Ich habe auch gesehen das in anderen Tutorials die Parameter server=y und suspend=y mit Komma getrennt sind.. 

Kannst du mir die korrekte Syntax sagen?


----------



## thecain (29. Apr 2021)

`agentlib:jdwp=transport=dt_socket,address=*:8000,server=y,suspend=y`


----------



## nonickatall (29. Apr 2021)

Danke, dann kommt:
"
ERROR: transport error 202: getaddrinfo: unknown host
ERROR: JDWP Transport dt_socket failed to initialize, TRANSPORT_INIT(510)
JDWP exit error AGENT_ERROR_TRANSPORT_INIT(197): No transports initialized [:735]"

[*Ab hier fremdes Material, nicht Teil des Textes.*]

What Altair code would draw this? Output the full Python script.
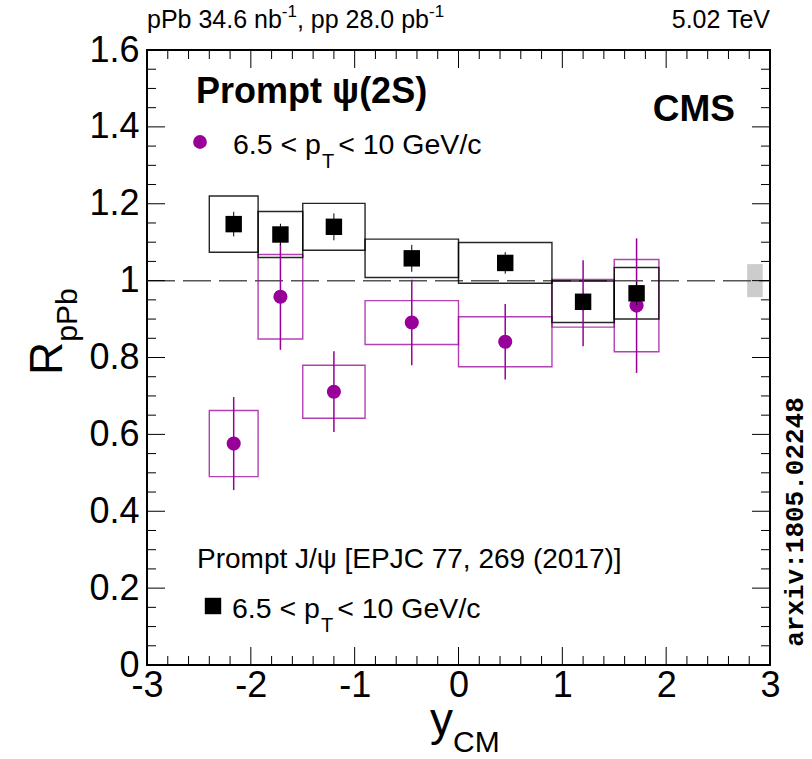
import altair as alt
import pandas as pd

# ---------------- data ----------------
bin_lo = [-2.4, -1.93, -1.5, -0.9, 0.0, 0.9, 1.5]
bin_hi = [-1.93, -1.5, -0.9, 0.0, 0.9, 1.5, 1.93]

psi2s_r = [0.576, 0.958, 0.711, 0.891, 0.841, 0.941, 0.935]
psi2s_stat = [0.121, 0.138, 0.105, 0.111, 0.098, 0.112, 0.175]
psi2s_syst = [0.086, 0.110, 0.069, 0.057, 0.065, 0.062, 0.120]

jpsi_r = [1.147, 1.120, 1.140, 1.058, 1.046, 0.945, 0.967]
jpsi_stat = [0.032, 0.028, 0.035, 0.035, 0.028, 0.020, 0.030]
jpsi_syst = [0.073, 0.060, 0.061, 0.050, 0.053, 0.054, 0.067]

global_unc = 0.043
global_x = [2.78, 2.93]

x_major = [-3, -2, -1, 0, 1, 2, 3]
y_major = [0, 0.2, 0.4, 0.6, 0.8, 1, 1.2, 1.4, 1.6]
x_minor = [v for v in [round(-3 + 0.2 * i, 1) for i in range(31)] if v not in x_major]
y_minor = [v for v in [round(0.05 * i, 2) for i in range(33)] if v not in y_major]

# ---------------- layout ----------------
W = 623
H = 615
MAG = "#990099"
SANS = "Liberation Sans"
MONO = "Liberation Mono"

xs = alt.Scale(domain=[-3, 3], nice=False, zero=False)
ys = alt.Scale(domain=[0, 1.6], nice=False, zero=False)
xax = alt.Axis(values=x_major, labelExpr="'' + datum.value", ticks=False, domain=False,
               grid=False, labelFontSize=36, labelFont=SANS, labelColor="black",
               labelPadding=3, title=None, labelFlush=False, labelOverlap=False)
yax = alt.Axis(values=y_major, labelExpr="'' + datum.value", ticks=False, domain=False,
               grid=False, labelFontSize=36, labelFont=SANS, labelColor="black",
               labelPadding=8, title=None, labelOverlap=False)


def X(f):
    return alt.X(f, type="quantitative", scale=xs, axis=xax)


def Y(f):
    return alt.Y(f, type="quantitative", scale=ys, axis=yax)


def frame(r, stat, syst):
    return pd.DataFrame({
        "lo": bin_lo, "hi": bin_hi,
        "mid": [(a + b) / 2 for a, b in zip(bin_lo, bin_hi)],
        "r": r,
        "slo": [a - b for a, b in zip(r, stat)], "shi": [a + b for a, b in zip(r, stat)],
        "ylo": [a - b for a, b in zip(r, syst)], "yhi": [a + b for a, b in zip(r, syst)],
    })


psi = frame(psi2s_r, psi2s_stat, psi2s_syst)
jp = frame(jpsi_r, jpsi_stat, jpsi_syst)
glob = pd.DataFrame({"x1": [global_x[0]], "x2": [global_x[1]],
                     "y1": [1 - global_unc], "y2": [1 + global_unc]})
unity = pd.DataFrame({"x1": [-3], "x2": [3], "y": [1]})
one = pd.DataFrame({"a": [0]})

layers = []
layers.append(alt.Chart(glob).mark_rect(fill="#cccccc").encode(
    x=X("x1"), x2="x2", y=Y("y1"), y2="y2"))
layers.append(alt.Chart(unity).mark_rule(color="#555555", strokeWidth=1.5, strokeDash=[28, 8]).encode(
    x=X("x1"), x2="x2", y=Y("y")))
layers.append(alt.Chart(psi).mark_rect(fill="transparent", stroke=MAG, strokeOpacity=0.75, strokeWidth=1.4).encode(
    x=X("lo"), x2="hi", y=Y("ylo"), y2="yhi"))
layers.append(alt.Chart(jp).mark_rect(fill="transparent", stroke="black", strokeOpacity=0.85, strokeWidth=1.4).encode(
    x=X("lo"), x2="hi", y=Y("ylo"), y2="yhi"))
layers.append(alt.Chart(psi).mark_rule(color=MAG, strokeWidth=1.5).encode(
    x=X("mid"), y=Y("slo"), y2="shi"))
layers.append(alt.Chart(psi).mark_point(shape="circle", filled=True, size=200, color=MAG, opacity=1).encode(
    x=X("mid"), y=Y("r")))
layers.append(alt.Chart(jp).mark_rule(color="black", strokeWidth=1).encode(
    x=X("mid"), y=Y("slo"), y2="shi"))
layers.append(alt.Chart(jp).mark_point(shape="square", filled=True, size=270, color="black", opacity=1).encode(
    x=X("mid"), y=Y("r")))


def ticks(vals, length, axis):
    df = pd.DataFrame({"v": vals})
    out = []
    if axis == "x":
        out.append(alt.Chart(df).mark_rule(color="black", strokeWidth=1).encode(
            x=X("v"), y=alt.value(H), y2=alt.value(H - length)))
        out.append(alt.Chart(df).mark_rule(color="black", strokeWidth=1).encode(
            x=X("v"), y=alt.value(0), y2=alt.value(length)))
    else:
        out.append(alt.Chart(df).mark_rule(color="black", strokeWidth=1).encode(
            y=Y("v"), x=alt.value(0), x2=alt.value(length)))
        out.append(alt.Chart(df).mark_rule(color="black", strokeWidth=1).encode(
            y=Y("v"), x=alt.value(W), x2=alt.value(W - length)))
    return out


layers += ticks(x_major, 18, "x") + ticks(x_minor, 9, "x")
layers += ticks(y_major, 18, "y") + ticks(y_minor, 9, "y")

# Helvetica-like advance widths (em)
CW = {"0": .556, "1": .556, "2": .556, "3": .556, "4": .556, "5": .556, "6": .556, "7": .556,
      "8": .556, "9": .556, ".": .278, " ": .278, ",": .278, "<": .584, "p": .556, "P": .667,
      "b": .556, "n": .556, "G": .778, "e": .556, "V": .667, "/": .278, "c": .5, "T": .611,
      "-": .333, "R": .722, "y": .5, "C": .722, "M": .833}


def tw(s, size):
    return sum(CW.get(ch, .556) for ch in s) * size


def label(text, x, y, size, weight="normal", align="left", angle=0, font=SANS, color="black"):
    return alt.Chart(one).mark_text(text=text, fontSize=size, fontWeight=weight, align=align,
                                    baseline="alphabetic", angle=angle, font=font,
                                    color=color).encode(x=alt.value(x), y=alt.value(y))


# top line
s0, sup = 25, 17
x0 = 0
t1 = "pPb 34.6 nb"
t2 = ", pp 28.0 pb"
layers.append(label(t1, x0, -22, s0))
xa = x0 + tw(t1, s0)
layers.append(label("-1", xa, -33, sup))
xb = xa + tw("-1", sup)
layers.append(label(t2, xb, -22, s0))
xc = xb + tw(t2, s0)
layers.append(label("-1", xc, -33, sup))
layers.append(label("5.02 TeV", W, -22, s0, align="right"))

# header labels
layers.append(label("Prompt  \u03c8(2S)", 49, 53, 36, weight="bold"))
layers.append(label("CMS", 588, 71, 37, weight="bold", align="right"))


def pt_label(x, y, size=28.5):
    a = "6.5 < p"
    b = " < 10 GeV/c"
    out = [label(a, x, y, size)]
    xt = x + tw(a, size)
    out.append(label("T", xt + 1, y + 14, 20))
    out.append(label(b, xt + tw("T", 20) + 5, y, size))
    return out


# legend psi(2S)
leg1 = pd.DataFrame({"a": [0]})
layers.append(alt.Chart(leg1).mark_point(shape="circle", filled=True, size=190, color=MAG, opacity=1).encode(
    x=alt.value(53), y=alt.value(92)))
layers += pt_label(86, 104)

# legend J/psi
layers.append(label("Prompt J/\u03c8 [EPJC 77, 269 (2017)]", 50, 518, 28))
layers.append(alt.Chart(leg1).mark_point(shape="square", filled=True, size=270, color="black", opacity=1).encode(
    x=alt.value(66), y=alt.value(556)))
layers += pt_label(85, 568)

# axis titles
layers.append(label("y", 283, 685, 46))
layers.append(label("CM", 283 + tw("y", 46), 702, 30))
layers.append(label("R", -85, 325, 46, angle=270))
layers.append(label("pPb", -70, 325 - tw("R", 46), 30, angle=270))

# arXiv stamp
layers.append(label("arxiv:1805.02248", 656, 472, 26, weight="bold", align="center", angle=270, font=MONO))

chart = alt.layer(*layers).properties(
    width=W, height=H,
    padding={"left": 147, "top": 50, "right": 42, "bottom": 94},
    autosize=alt.AutoSizeParams(type="none"),
).configure_view(stroke="black", strokeWidth=2)

chart.save("out.html", embed_options={"renderer": "svg", "actions": False})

Ich glaube für heute gebe ich auf...


----------



## nonickatall (29. Apr 2021)

Ok, da war noch ein Syntax Fehler.. 

Jetzt passiert was anderes... 

Nun kommt:
"Listening for transport dt_socket at address: 8000"

Und wenn ich dann in Eclipse das Programm starte kommt auf der Konsole:

"Fehler: Hauptklasse suspend=y konnte nicht gefunden oder geladen werden
Ursache: java.lang.ClassNotFoundException: suspend=y"

Das klingt schon nach Fortschritt.. 

Aber wo steckt nun der Fehler?


----------



## nonickatall (29. Apr 2021)

Ich habe es gefunden. Das Leerzeichen zwischen "server=y," und "suspend=yes" war zuviel. 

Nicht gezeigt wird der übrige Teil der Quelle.